**PROBLEM STATEMENT**
Copy exactly, leaving out every image, the lines from the one with "Give me the Plotly source for this chart." through the one with "vpu_cub = [4200, 3975, 3435, 2895]", inclusive.

**ENTRIES**
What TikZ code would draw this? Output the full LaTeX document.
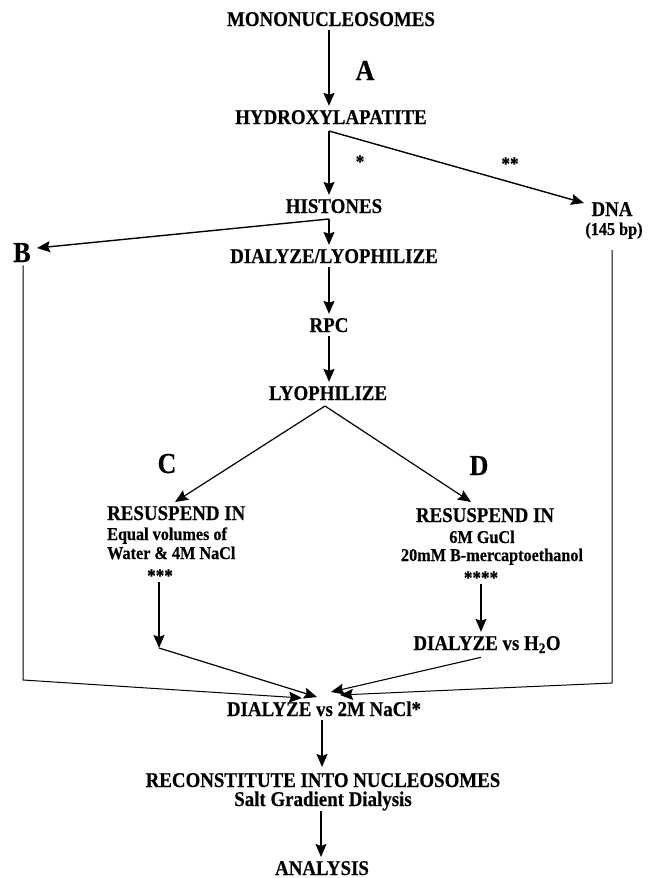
\documentclass[tikz,border=0pt]{standalone}
\usepackage{fontspec}
\setmainfont{Liberation Serif}[FakeStretch=0.9, BoldFeatures={FakeBold=0.4}]
\usetikzlibrary{arrows.meta}
\begin{document}
\begin{tikzpicture}[x=1pt,y=-1pt,
  lbl/.style={font=\bfseries\fontsize{21}{24}\selectfont, inner sep=4pt, anchor=base},
  sub/.style={font=\bfseries\fontsize{18}{20}\selectfont, inner sep=2pt, anchor=base},
  big/.style={font=\bfseries\fontsize{29}{32}\selectfont, inner sep=3pt, anchor=base},
  star/.style={font=\bfseries\fontsize{19}{20}\selectfont, inner sep=0pt, anchor=base},
  arr/.style={-{Stealth[length=13pt,width=11pt,inset=2pt]}, line width=1.4pt},
  ln/.style={line width=1pt}]
\useasboundingbox (0,0) rectangle (652,878);
% nodes
\node[lbl] (mono) at (331,26) {MONONUCLEOSOMES};
\node[big] (A) at (365,80) {A};
\node[lbl] (hydrox) at (331,124) {HYDROXYLAPATITE};
\node[star] (s1) at (360,168) {*};
\node[star] (s2) at (510,170) {**};
\node[lbl] (hist) at (334,213) {HISTONES};
\node[lbl] (dna) at (612,216) {DNA};
\node[sub] (bp) at (614,235) {(145 bp)};
\node[big] (B) at (22,262) {B};
\node[lbl] (dialyo) at (334,263) {DIALYZE/LYOPHILIZE};
\node[lbl] (rpc) at (329,332) {RPC};
\node[lbl] (lyo) at (328,400) {LYOPHILIZE};
\node[big] (C) at (167,473) {C};
\node[big] (D) at (479,475) {D};
\node[lbl, anchor=base west, inner sep=2pt] (resL) at (105,520) {RESUSPEND IN};
\node[sub, anchor=base west] (eq) at (105,540) {Equal volumes of};
\node[sub, anchor=base west] (wat) at (105,559) {Water \& 4M NaCl};
\node[star] (s3) at (160,582) {***};
\node[lbl] (resR) at (485,522) {RESUSPEND IN};
\node[sub] (gucl) at (482,543) {6M GuCl};
\node[sub] (merc) at (492,561) {20mM B-mercaptoethanol};
\node[star] (s4) at (481,584) {****};
\node[lbl] (dh2o) at (487,650) {DIALYZE vs H\textsubscript{2}O};
\node[lbl] (d2m) at (324,716) {DIALYZE vs 2M NaCl*};
\node[lbl, inner sep=0.5pt] (recon) at (323,787) {RECONSTITUTE INTO NUCLEOSOMES};
\node[lbl, inner sep=0.5pt] (salt) at (323,806) {Salt Gradient Dialysis};
\node[lbl] (anal) at (322,875) {ANALYSIS};
% junctions and tips
\coordinate (h1) at (329,131);
\coordinate (h2) at (329,219);
\coordinate (dnatip) at (584,203);
\coordinate (btip) at (37,248);
\coordinate (ly) at (325,406);
\coordinate (ctip) at (175,502);
\coordinate (dtip) at (471,502);
\coordinate (cL) at (159,648);
\coordinate (bc) at (23,680);
\coordinate (dtop) at (612,250);
\coordinate (dc) at (612,683);
\coordinate (mt1) at (302,698);
\coordinate (mt2) at (317,697);
\coordinate (mt3) at (331,692);
\coordinate (mt4) at (340,695);
\coordinate (rtop) at (322,722);
\coordinate (rtip) at (322,767);
\coordinate (atop) at (321,810);
\coordinate (atip) at (321,857);
% connectors
\draw[arr, line width=2pt] (mono.south -| h1) -- (hydrox.north -| h1);
\draw[arr] (h1) -- (hist.north -| h1);
\draw[arr] (h1) -- (dnatip);
\draw[arr] (h2) -- (btip);
\draw[arr] (h2) -- (dialyo.north -| h2);
\draw[arr] (dialyo.south -| rpc) -- (rpc.north);
\draw[arr, line width=1.8pt] (rpc.south) -- (lyo.north -| rpc.south);
\draw[arr, line width=1.2pt] (ly) -- (ctip);
\draw[arr, line width=1.2pt] (ly) -- (dtip);
\draw[arr] (s3.south -| cL) -- (cL);
\draw[arr, line width=1.2pt] (cL) -- (mt2);
\draw[arr] (s4.south) -- (dh2o.north -| s4.south);
\draw[arr, line width=1.1pt] (dh2o.south -| s4.south) -- (mt3);
\draw[arr, ln] (B.south -| bc) -- (bc) -- (mt1);
\draw[arr, ln] (dtop) -- (dc) -- (mt4);
\draw[arr] (d2m.south -| rtop) -- (rtip);
\draw[arr] (salt.south -| atop) -- (atip);
\end{tikzpicture}
\end{document}
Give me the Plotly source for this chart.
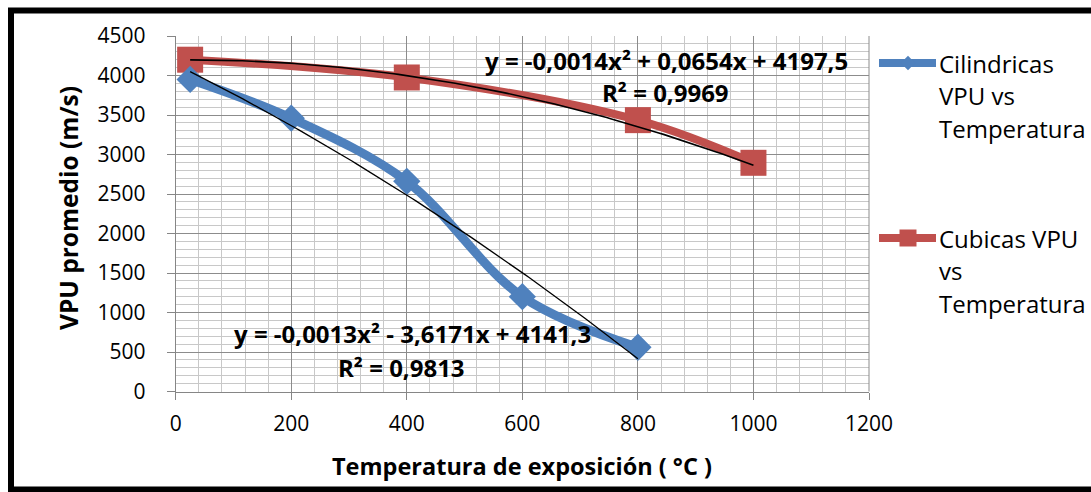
import numpy as np
import plotly.graph_objects as go

# Measured series
temp_cil = [25, 200, 400, 600, 800]
vpu_cil = [3950, 3460, 2660, 1200, 560]
temp_cub = [25, 400, 800, 1000]
vpu_cub = [4200, 3975, 3435, 2895]

# Polynomial trendlines (a, b, c) of y = a*x^2 + b*x + c, as stated on the chart
fit_cil = (-0.0013, -3.6171, 4141.3)
fit_cub = (-0.0014, 0.0654, 4197.5)
eq_cil = ["y = -0,0013x² - 3,6171x + 4141,3", "R² = 0,9813"]
eq_cub = ["y = -0,0014x² + 0,0654x + 4197,5", "R² = 0,9969"]

name_cil = ["Cilindricas", "VPU vs", "Temperatura"]
name_cub = ["Cubicas VPU", "vs", "Temperatura"]

x_ticks = [0, 200, 400, 600, 800, 1000, 1200]
y_ticks = [0, 500, 1000, 1500, 2000, 2500, 3000, 3500, 4000, 4500]

BLUE = "#4F81BD"
RED = "#C0504D"
FONT = "'Open Sans', Lato, sans-serif"
W, H = 1091, 492

# plot area in pixels
PX0, PX1 = 175.7, 869.0
PY0, PY1 = 36.0, 391.5

fig = go.Figure()


def trend(coefs, xs):
    a, b, c = coefs
    xs = np.asarray(xs, dtype=float)
    return a * xs ** 2 + b * xs + c


# data lines (smoothed)
fig.add_trace(go.Scatter(
    x=temp_cub, y=vpu_cub, mode="lines+markers",
    line=dict(color=RED, width=8, shape="spline"),
    marker=dict(symbol="square", size=26, color=RED),
    showlegend=False, cliponaxis=False))
fig.add_trace(go.Scatter(
    x=temp_cil, y=vpu_cil, mode="lines+markers",
    line=dict(color=BLUE, width=9, shape="spline"),
    marker=dict(symbol="diamond", size=21, color=BLUE),
    showlegend=False, cliponaxis=False))

# trendlines
xs_cil = np.linspace(min(temp_cil), max(temp_cil), 120)
xs_cub = np.linspace(min(temp_cub), max(temp_cub), 120)
fig.add_trace(go.Scatter(x=xs_cil, y=trend(fit_cil, xs_cil), mode="lines",
                         line=dict(color="black", width=1.3), showlegend=False))
fig.add_trace(go.Scatter(x=xs_cub, y=trend(fit_cub, xs_cub), mode="lines",
                         line=dict(color="black", width=1.6), showlegend=False))

# legend drawn on a full-figure pixel layer
legend_items = [(BLUE, "diamond", 11, 63, name_cil), (RED, "square", 17, 238, name_cub)]
for color, sym, msize, ly, lines in legend_items:
    fig.add_trace(go.Scatter(
        x=[879, 936], y=[ly, ly], mode="lines", xaxis="x2", yaxis="y2",
        line=dict(color=color, width=8), showlegend=False, hoverinfo="skip"))
    fig.add_trace(go.Scatter(
        x=[908], y=[ly], mode="markers", xaxis="x2", yaxis="y2",
        marker=dict(symbol=sym, size=msize, color=color),
        showlegend=False, hoverinfo="skip"))

annotations = []
for color, sym, msize, ly, lines in legend_items:
    for i, txt in enumerate(lines):
        annotations.append(dict(
            x=937, y=ly + i * 32.5, xref="x2", yref="y2", text=txt, showarrow=False,
            xanchor="left", yanchor="middle", font=dict(family=FONT, size=24, color="black")))

# trendline equations
for (cx, cy), lines in [((666, 60), eq_cub), ((412, 333), eq_cil)]:
    annotations.append(dict(
        x=cx, y=cy, xref="x2", yref="y2", text=lines[0], showarrow=False,
        xanchor="center", yanchor="middle",
        font=dict(family=FONT, size=24, color="black", weight="bold")))
for (cx, cy), lines in [((665, 92), eq_cub), ((401, 367), eq_cil)]:
    annotations.append(dict(
        x=cx, y=cy, xref="x2", yref="y2", text=lines[1], showarrow=False,
        xanchor="center", yanchor="middle",
        font=dict(family=FONT, size=24, color="black", weight="bold")))

# axis titles
annotations.append(dict(
    x=522, y=466, xref="x2", yref="y2", text="Temperatura de exposición ( °C )",
    showarrow=False, xanchor="center", yanchor="middle",
    font=dict(family=FONT, size=23.5, color="black", weight="bold")))
annotations.append(dict(
    x=68, y=208, xref="x2", yref="y2", text="VPU promedio (m/s)", textangle=-90,
    showarrow=False, xanchor="center", yanchor="middle",
    font=dict(family=FONT, size=24.5, color="black", weight="bold")))

fig.update_layout(
    width=W, height=H,
    margin=dict(l=0, r=0, t=0, b=0, pad=0),
    paper_bgcolor="white", plot_bgcolor="rgba(0,0,0,0)",
    font=dict(family=FONT, size=20, color="black"),
    showlegend=False,
    annotations=annotations,
    xaxis=dict(
        domain=[PX0 / W, PX1 / W], range=[0, 1200], automargin=False,
        tickvals=x_ticks, ticktext=[str(v) for v in x_ticks],
        ticks="outside", ticklen=7, tickcolor="#868686",
        showline=True, linecolor="#868686", linewidth=1,
        showgrid=True, gridcolor="#8c8c8c", gridwidth=1,
        minor=dict(dtick=40, showgrid=True, gridcolor="#c8c8c8", gridwidth=1),
        zeroline=False, ticklabelstandoff=6,
        tickfont=dict(family=FONT, size=21, color="black"),
    ),
    yaxis=dict(
        domain=[(H - PY1) / H, (H - PY0) / H], range=[0, 4500], automargin=False,
        tickvals=y_ticks, ticktext=[str(v) for v in y_ticks],
        ticks="outside", ticklen=8, tickcolor="#868686",
        showline=True, linecolor="#868686", linewidth=1,
        showgrid=True, gridcolor="#8c8c8c", gridwidth=1,
        minor=dict(dtick=100, showgrid=True, gridcolor="#c8c8c8", gridwidth=1),
        zeroline=False, ticklabelstandoff=17,
        tickfont=dict(family=FONT, size=21, color="black"),
    ),
    xaxis2=dict(domain=[0, 1], range=[0, W], anchor="y2", automargin=False,
                visible=False, fixedrange=True),
    yaxis2=dict(domain=[0, 1], range=[H, 0], anchor="x2", automargin=False,
                visible=False, fixedrange=True),
    shapes=[
        # right edge of the plot area
        dict(type="line", xref="paper", yref="paper",
             x0=PX1 / W, x1=PX1 / W, y0=(H - PY1) / H, y1=(H - PY0) / H,
             line=dict(color="#8c8c8c", width=1)),
        # outer frame of the chart
        dict(type="rect", xref="paper", yref="paper",
             x0=11 / W, x1=1100 / W, y0=(H - 489.5) / H, y1=(H - 10.5) / H,
             line=dict(color="black", width=6), layer="above"),
    ],
)

fig.write_html("out.html")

**ANSWER FOR THE TASK**
Give me the Plotly source for this chart.
import numpy as np
import plotly.graph_objects as go

# Measured series
temp_cil = [25, 200, 400, 600, 800]
vpu_cil = [3950, 3460, 2660, 1200, 560]
temp_cub = [25, 400, 800, 1000]
vpu_cub = [4200, 3975, 3435, 2895]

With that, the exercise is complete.